Raising your rental cost is one of the surefire ways to increase your return from your rental property. However, you must do so appropriately. If you are increasing your rent at the cost of losing a tenant, then it is not worth it.
The best way to determine whether it is time for you to increase your rent is by checking the cost of rent of properties similar to yours around the area where your property is located. If the cost of your rent is significantly cheaper, then it is time to increase it.
- Prevent frequent tenant turnover.
When your tenants are frequently leaving and don’t stay for long, then you are probably losing more money than profiting from your property.
To prevent this from happening, and to encourage your tenants to stay, you should practice an open communication rule. Make yourself available when your tenants have something to say. You should also incentivise your tenants like giving rebates when they pay the rent ahead of time, or when they do or spend for the repairs in the property. Having tenants who stay in your property longer can increase your return in the long run.

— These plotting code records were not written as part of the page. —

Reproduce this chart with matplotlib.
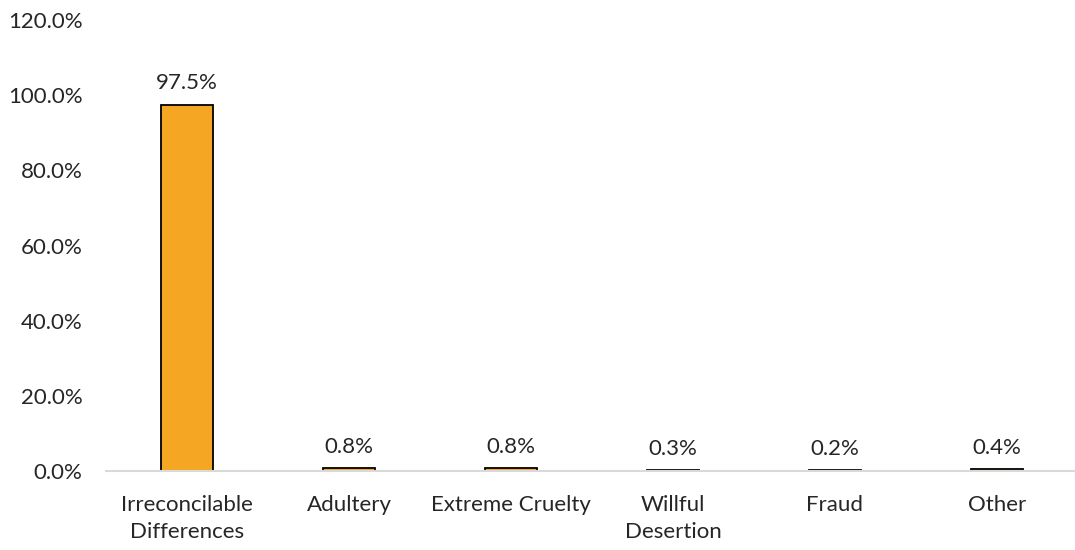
import numpy as np
import matplotlib.pyplot as plt
from matplotlib.ticker import FuncFormatter

categories = ['Irreconcilable\nDifferences', 'Adultery', 'Extreme Cruelty',
              'Willful\nDesertion', 'Fraud', 'Other']
shares = [97.5, 0.8, 0.8, 0.3, 0.2, 0.4]
value_labels = ['97.5%', '0.8%', '0.8%', '0.3%', '0.2%', '0.4%']

plt.rcParams['font.family'] = ['Lato', 'DejaVu Sans']

fig = plt.figure(figsize=(10.75, 5.5), dpi=100)
# axes placed by hand to match the reference layout
ax = fig.add_axes([106 / 1075, 79 / 550, 972 / 1075, 451 / 550])

x = np.arange(len(categories))
bars = ax.bar(x, shares, width=0.32, color='#F5A623', edgecolor='black', linewidth=1.3)

# value labels above each bar
for rect, lab in zip(bars, value_labels):
    ax.annotate(lab, (rect.get_x() + rect.get_width() / 2, rect.get_height()),
                xytext=(0, 8), textcoords='offset points', ha='center', va='bottom',
                fontsize=16, color='#262626')

ax.set_xlim(-0.5, len(categories) - 0.5)
ax.set_ylim(0, 120)
ax.set_yticks(np.arange(0, 121, 20))
ax.yaxis.set_major_formatter(FuncFormatter(lambda v, p: f'{v:.1f}%'))
ax.set_xticks(x)
ax.set_xticklabels(categories, linespacing=1.45)

for s in ['top', 'right', 'left']:
    ax.spines[s].set_visible(False)
ax.spines['bottom'].set_color('#d9d9d9')
ax.spines['bottom'].set_linewidth(1.5)
ax.tick_params(axis='both', length=0, labelsize=16, colors='#262626')
ax.tick_params(axis='y', pad=17)
ax.tick_params(axis='x', pad=17)

plt.savefig('out.png', dpi=100)
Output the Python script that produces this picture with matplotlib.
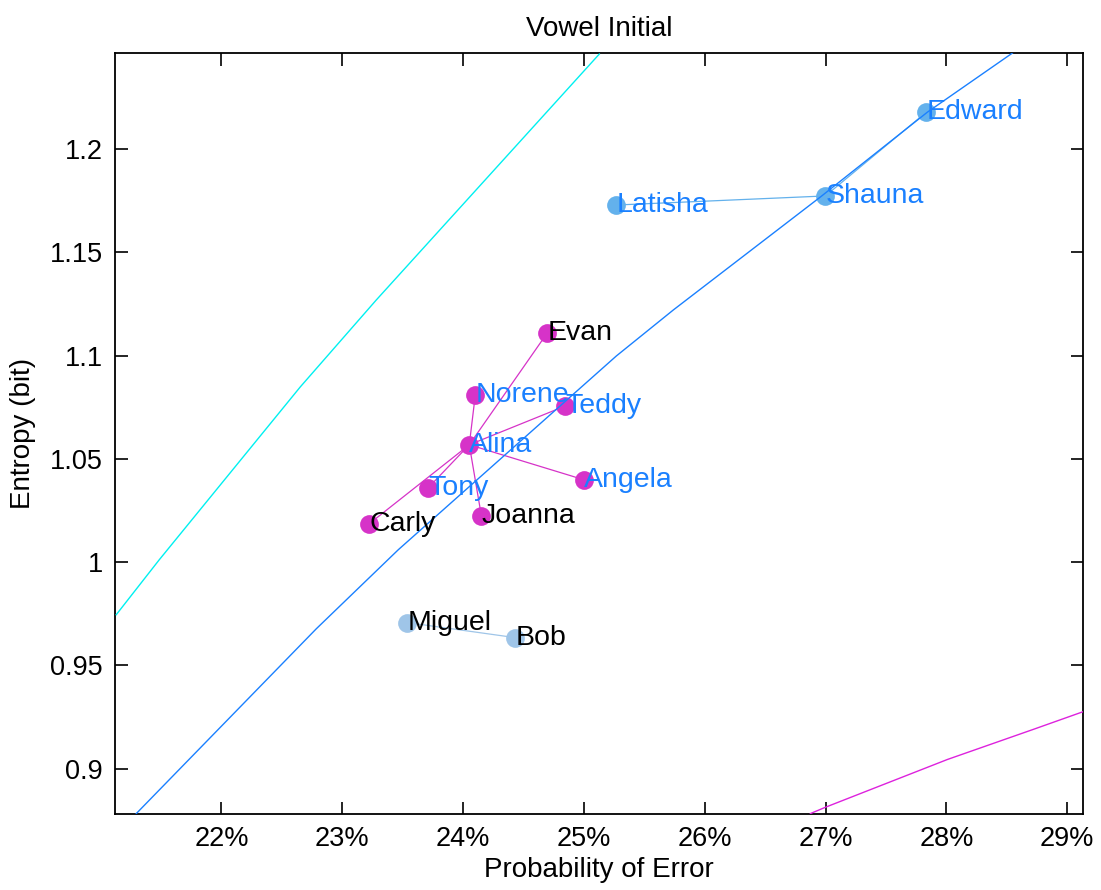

- Enforce late rent payment fees.
Although it would be better if you treat your tenants in a friendly manner, you should also make sure that they know that you mean business. It is your responsibility as the property owner to collect the rent on time and it is their responsibility as the tenants to pay on time.
Enforcing late payment fees can surely increase your gains and it will also encourage your tenants to pay on time, so make sure that this clause is included in your contract. Of course, you should be understanding and provide a grace period. After all, your tenants may be going through a rough patch in their life. After a week or two of grace period, depending on the terms included in your contract, you should collect an additional late payment fee on top of the monthly rent.
A landlord or a property owner may have a lot of responsibilities, but it cannot be denied that investing in real estate rental property can be very profitable if you do it right.